You are about to import your first file from the web! The flat file you will import will be 'winequality-red.csv' from the University of California, Irvine's Machine Learning repository (http://archive.ics.uci.edu/ml/index.php). The flat file contains tabular data of physiochemical properties of red wine, such as pH, alcohol content and citric acid content, along with wine quality rating.

The URL of the file is

'https://s3.amazonaws.com/assets.datacamp.com/production/course_1606/datasets/winequality-red.csv'
After you import it, you'll check your working directory to confirm that it is there and then you'll load it into a pandas DataFrame.

In [None]:
# Import package
from urllib.request import urlretrieve

# Import pandas
import pandas as pd

# Assign url of file: url
url = 'https://s3.amazonaws.com/assets.datacamp.com/production/ \
course_1606/datasets/winequality-red.csv'

# Save file locally
urlretrieve(url, 'winequality-red.csv')

# Read file into a DataFrame and print its head
df = pd.read_csv('winequality-red.csv', sep=';')
print(df.head())


## 1.3 Opening and reading flat files from the web
You have just imported a file from the web, saved it locally and loaded it into a DataFrame. If you just wanted to load a file from the web into a DataFrame without first saving it locally, you can do that easily using pandas.
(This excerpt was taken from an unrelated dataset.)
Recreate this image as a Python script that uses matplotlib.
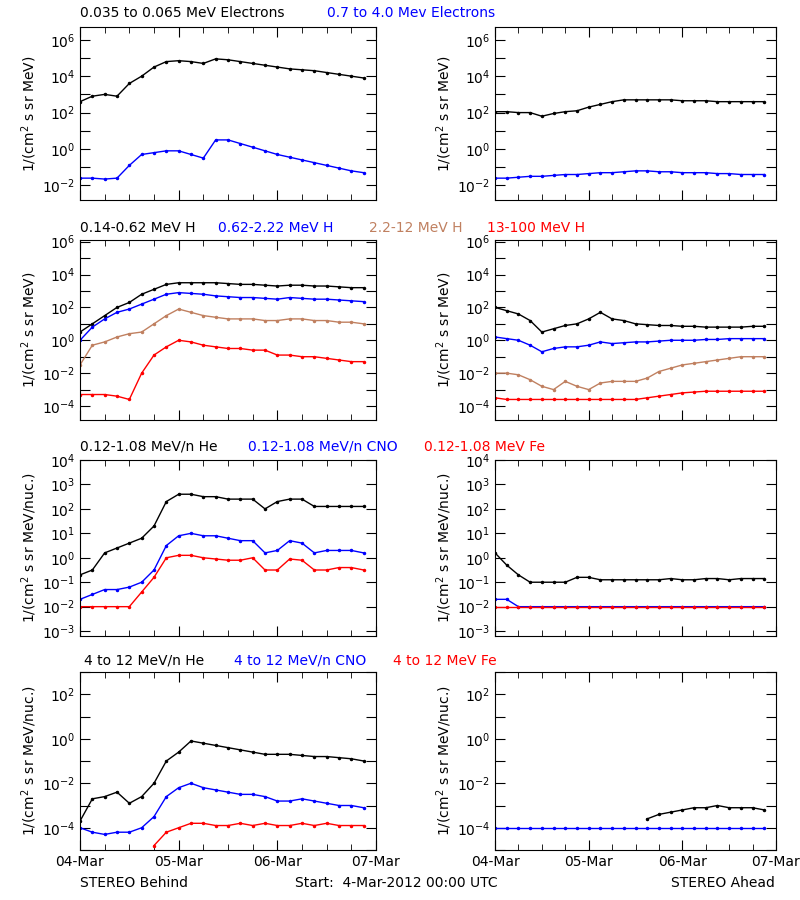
import numpy as np
import matplotlib
matplotlib.use("Agg")
import matplotlib.pyplot as plt
from matplotlib.ticker import FixedLocator, FuncFormatter, MultipleLocator

plt.rcParams['font.family'] = ['DejaVu Sans']
plt.rcParams['font.size'] = 9

TAN = '#c08060'
hours = [0, 3, 6, 9, 12, 15, 18, 21, 24, 27, 30, 33, 36, 39, 42, 45, 48, 51, 54, 57, 60, 63, 66, 69]

# log10 of flux values
# Row 1: electrons
e_lo_behind = [2.6, 2.9, 3.0, 2.9, 3.6, 4.0, 4.5, 4.8, 4.85, 4.8, 4.7, 4.95, 4.9, 4.8, 4.7, 4.6, 4.5, 4.4, 4.35, 4.3, 4.2, 4.1, 4.0, 3.9]
e_hi_behind = [-1.6, -1.6, -1.65, -1.6, -0.9, -0.3, -0.2, -0.1, -0.1, -0.3, -0.5, 0.5, 0.5, 0.3, 0.1, -0.1, -0.3, -0.45, -0.6, -0.75, -0.9, -1.05, -1.2, -1.3]
e_lo_ahead = [2.05, 2.05, 2.0, 2.0, 1.8, 1.95, 2.05, 2.1, 2.3, 2.45, 2.6, 2.7, 2.7, 2.7, 2.7, 2.7, 2.65, 2.65, 2.65, 2.6, 2.6, 2.6, 2.6, 2.6]
e_hi_ahead = [-1.6, -1.6, -1.55, -1.5, -1.5, -1.45, -1.4, -1.4, -1.35, -1.3, -1.3, -1.25, -1.2, -1.2, -1.25, -1.25, -1.3, -1.3, -1.3, -1.35, -1.35, -1.4, -1.4, -1.4]
# Row 2: protons
h1_behind = [0.5, 1.0, 1.5, 2.0, 2.3, 2.8, 3.1, 3.4, 3.5, 3.5, 3.5, 3.5, 3.45, 3.4, 3.4, 3.35, 3.3, 3.35, 3.35, 3.3, 3.3, 3.25, 3.2, 3.2]
h2_behind = [0.0, 0.8, 1.3, 1.7, 1.9, 2.2, 2.5, 2.8, 2.9, 2.85, 2.8, 2.7, 2.65, 2.6, 2.6, 2.55, 2.5, 2.6, 2.55, 2.5, 2.5, 2.45, 2.4, 2.35]
h3_behind = [-1.5, -0.3, -0.1, 0.2, 0.4, 0.5, 1.0, 1.5, 1.9, 1.7, 1.5, 1.4, 1.3, 1.3, 1.3, 1.2, 1.2, 1.3, 1.3, 1.2, 1.2, 1.1, 1.1, 1.0]
h4_behind = [-3.3, -3.3, -3.3, -3.4, -3.6, -2.0, -0.9, -0.4, 0.0, -0.1, -0.3, -0.4, -0.5, -0.5, -0.6, -0.6, -0.9, -0.9, -1.0, -1.0, -1.1, -1.2, -1.3, -1.3]
h1_ahead = [2.0, 1.8, 1.6, 1.2, 0.5, 0.7, 0.9, 1.0, 1.3, 1.7, 1.3, 1.2, 1.0, 0.95, 0.9, 0.9, 0.85, 0.85, 0.8, 0.8, 0.8, 0.8, 0.85, 0.85]
h2_ahead = [0.2, 0.1, 0.0, -0.3, -0.7, -0.5, -0.4, -0.4, -0.3, -0.1, -0.2, -0.15, -0.1, -0.1, -0.05, 0.0, 0.0, 0.0, 0.05, 0.05, 0.1, 0.1, 0.1, 0.1]
h3_ahead = [-2.0, -2.0, -2.1, -2.4, -2.8, -3.0, -2.5, -2.8, -3.0, -2.6, -2.5, -2.5, -2.5, -2.3, -1.9, -1.7, -1.5, -1.4, -1.3, -1.2, -1.1, -1.0, -1.0, -1.0]
h4_ahead = [-3.5, -3.6, -3.6, -3.6, -3.6, -3.6, -3.6, -3.6, -3.6, -3.6, -3.6, -3.6, -3.6, -3.5, -3.4, -3.3, -3.2, -3.15, -3.1, -3.1, -3.1, -3.1, -3.1, -3.1]
# Row 3: low-energy ions
he1_behind = [-0.7, -0.5, 0.2, 0.4, 0.6, 0.8, 1.3, 2.3, 2.6, 2.6, 2.5, 2.5, 2.4, 2.4, 2.4, 2.0, 2.3, 2.4, 2.4, 2.1, 2.1, 2.1, 2.1, 2.1]
cno1_behind = [-1.7, -1.5, -1.3, -1.3, -1.2, -1.0, -0.5, 0.5, 0.9, 1.0, 0.9, 0.9, 0.8, 0.7, 0.7, 0.2, 0.3, 0.7, 0.6, 0.2, 0.3, 0.3, 0.3, 0.2]
fe1_behind = [-2.0, -2.0, -2.0, -2.0, -2.0, -1.4, -0.8, 0.0, 0.1, 0.1, 0.0, -0.05, -0.1, -0.1, 0.0, -0.5, -0.5, -0.05, -0.1, -0.5, -0.5, -0.4, -0.4, -0.5]
he1_ahead = [0.2, -0.3, -0.7, -1.0, -1.0, -1.0, -1.0, -0.8, -0.8, -0.9, -0.9, -0.9, -0.9, -0.9, -0.9, -0.85, -0.9, -0.9, -0.85, -0.85, -0.9, -0.85, -0.85, -0.85]
cno1_ahead = [-1.7, -1.7, -2.0, -2.0, -2.0, -2.0, -2.0, -2.0, -2.0, -2.0, -2.0, -2.0, -2.0, -2.0, -2.0, -2.0, -2.0, -2.0, -2.0, -2.0, -2.0, -2.0, -2.0, -2.0]
fe1_ahead = [-2.0, -2.0, -2.0, -2.0, -2.0, -2.0, -2.0, -2.0, -2.0, -2.0, -2.0, -2.0, -2.0, -2.0, -2.0, -2.0, -2.0, -2.0, -2.0, -2.0, -2.0, -2.0, -2.0, -2.0]
# Row 4: high-energy ions
he2_behind = [-3.7, -2.7, -2.6, -2.4, -2.9, -2.6, -2.0, -1.0, -0.6, -0.1, -0.2, -0.3, -0.4, -0.5, -0.6, -0.7, -0.7, -0.7, -0.75, -0.8, -0.8, -0.85, -0.9, -1.0]
cno2_behind = [-4.0, -4.2, -4.3, -4.2, -4.2, -4.0, -3.5, -2.6, -2.2, -2.0, -2.2, -2.3, -2.4, -2.5, -2.5, -2.6, -2.8, -2.8, -2.7, -2.8, -2.9, -3.0, -3.0, -3.1]
fe2_hours = [18, 21, 24, 27, 30, 33, 36, 39, 42, 45, 48, 51, 54, 57, 60, 63, 66, 69]
fe2_behind = [-4.8, -4.2, -4.0, -3.8, -3.8, -3.9, -3.9, -3.8, -3.9, -3.8, -3.9, -3.9, -3.8, -3.9, -3.8, -3.9, -3.9, -3.9]
he2_hours = [39, 42, 45, 48, 51, 54, 57, 60, 63, 66, 69]
he2_ahead = [-3.6, -3.4, -3.3, -3.2, -3.1, -3.1, -3.0, -3.1, -3.1, -3.1, -3.2]
cno2_ahead = [-4.0, -4.0, -4.0, -4.0, -4.0, -4.0, -4.0, -4.0, -4.0, -4.0, -4.0, -4.0, -4.0, -4.0, -4.0, -4.0, -4.0, -4.0, -4.0, -4.0, -4.0, -4.0, -4.0, -4.0]

day_labels = ['04-Mar', '05-Mar', '06-Mar', '07-Mar']

W, H = 800, 900
fig = plt.figure(figsize=(8, 9), dpi=100)

rows = [(27, 200), (240, 420), (460, 636), (672, 850)]
cols = [(80, 376), (495, 776)]
ylims = [(-2.8, 6.7), (-4.85, 6.1), (-3.2, 4.0), (-5.0, 3.0)]
label_step = [2, 2, 1, 2]
ylabels = ['1/(cm$^2$ s sr MeV)', '1/(cm$^2$ s sr MeV)',
           '1/(cm$^2$ s sr MeV/nuc.)', '1/(cm$^2$ s sr MeV/nuc.)']

def mk_ax(r, c):
    (t, b), (l, rr) = rows[r], cols[c]
    ax = fig.add_axes([l / W, 1 - b / H, (rr - l) / W, (b - t) / H])
    lo, hi = ylims[r]
    ax.set_yscale('log')
    ax.set_ylim(10 ** lo, 10 ** hi)
    ax.set_xlim(0, 72)
    decs = [10.0 ** k for k in range(int(np.ceil(lo)), int(np.floor(hi)) + 1)]
    step = label_step[r]
    ax.yaxis.set_major_locator(FixedLocator(decs))
    ax.yaxis.set_minor_locator(FixedLocator([]))
    ax.yaxis.set_major_formatter(FuncFormatter(
        lambda v, p, s=step: ('$10^{%d}$' % round(np.log10(v))) if round(np.log10(v)) % s == 0 else ''))
    ax.xaxis.set_major_locator(FixedLocator([0, 24, 48, 72]))
    ax.xaxis.set_minor_locator(MultipleLocator(6))
    ax.tick_params(which='both', direction='in', top=True, right=True, labelsize=10)
    ax.tick_params(which='major', length=7)
    ax.tick_params(which='minor', length=4)
    if r == 3:
        ax.set_xticklabels(day_labels)
    else:
        ax.set_xticklabels([])
    ax.set_ylabel(ylabels[r], fontsize=10, labelpad=2)
    return ax

def plot(ax, x, logy, color):
    ax.plot(x, 10 ** np.array(logy), color=color, lw=1.0, marker='.', ms=3)

series = [
    [[(hours, e_lo_behind, 'black'), (hours, e_hi_behind, 'blue')],
     [(hours, e_lo_ahead, 'black'), (hours, e_hi_ahead, 'blue')]],
    [[(hours, h1_behind, 'black'), (hours, h2_behind, 'blue'), (hours, h3_behind, TAN), (hours, h4_behind, 'red')],
     [(hours, h1_ahead, 'black'), (hours, h2_ahead, 'blue'), (hours, h3_ahead, TAN), (hours, h4_ahead, 'red')]],
    [[(hours, he1_behind, 'black'), (hours, cno1_behind, 'blue'), (hours, fe1_behind, 'red')],
     [(hours, he1_ahead, 'black'), (hours, cno1_ahead, 'blue'), (hours, fe1_ahead, 'red')]],
    [[(hours, he2_behind, 'black'), (hours, cno2_behind, 'blue'), (fe2_hours, fe2_behind, 'red')],
     [(he2_hours, he2_ahead, 'black'), (hours, cno2_ahead, 'blue')]],
]
for r in range(4):
    for c in range(2):
        ax = mk_ax(r, c)
        for x, y, col in series[r][c]:
            plot(ax, x, y, col)

titles = [
    (13, [(80, '0.035 to 0.065 MeV Electrons', 'black'), (327, '0.7 to 4.0 Mev Electrons', 'blue')]),
    (228, [(80, '0.14-0.62 MeV H', 'black'), (218, '0.62-2.22 MeV H', 'blue'),
           (369, '2.2-12 MeV H', TAN), (487, '13-100 MeV H', 'red')]),
    (447, [(80, '0.12-1.08 MeV/n He', 'black'), (248, '0.12-1.08 MeV/n CNO', 'blue'),
           (424, '0.12-1.08 MeV Fe', 'red')]),
    (661, [(84, '4 to 12 MeV/n He', 'black'), (234, '4 to 12 MeV/n CNO', 'blue'),
           (393, '4 to 12 MeV Fe', 'red')]),
]
for y, parts in titles:
    for x, s, col in parts:
        fig.text(x / W, 1 - y / H, s, color=col, fontsize=10, va='center', ha='left')

fig.text(80 / W, 1 - 883 / H, 'STEREO Behind', fontsize=10, va='center')
fig.text(295 / W, 1 - 883 / H, 'Start:  4-Mar-2012 00:00 UTC', fontsize=10, va='center')
fig.text(775 / W, 1 - 883 / H, 'STEREO Ahead', fontsize=10, va='center', ha='right')

fig.savefig('out.png', dpi=100, facecolor='white')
In particular, you can use the function pd.read_csv() with the URL as the first argument and the separator sep as the second argument.

The URL of the file, once again, is

'https://s3.amazonaws.com/assets.datacamp.com/production/course_1606/datasets/winequality-red.csv'

In [None]:
# Import packages
import matplotlib.pyplot as plt
import pandas as pd

# Assign url of file: url
url = 'https://s3.amazonaws.com/assets.datacamp.com/production/ \
course_1606/datasets/winequality-red.csv'

# Read file into a DataFrame: df
df = pd.read_csv(url, sep=';')

# Print the head of the DataFrame
print(df.head())

# Plot first column of df
pd.DataFrame.hist(df.ix[:, 0:1])
plt.xlabel('fixed acidity (g(tartaric acid)/dm$^3$)')
plt.ylabel('count')
plt.show()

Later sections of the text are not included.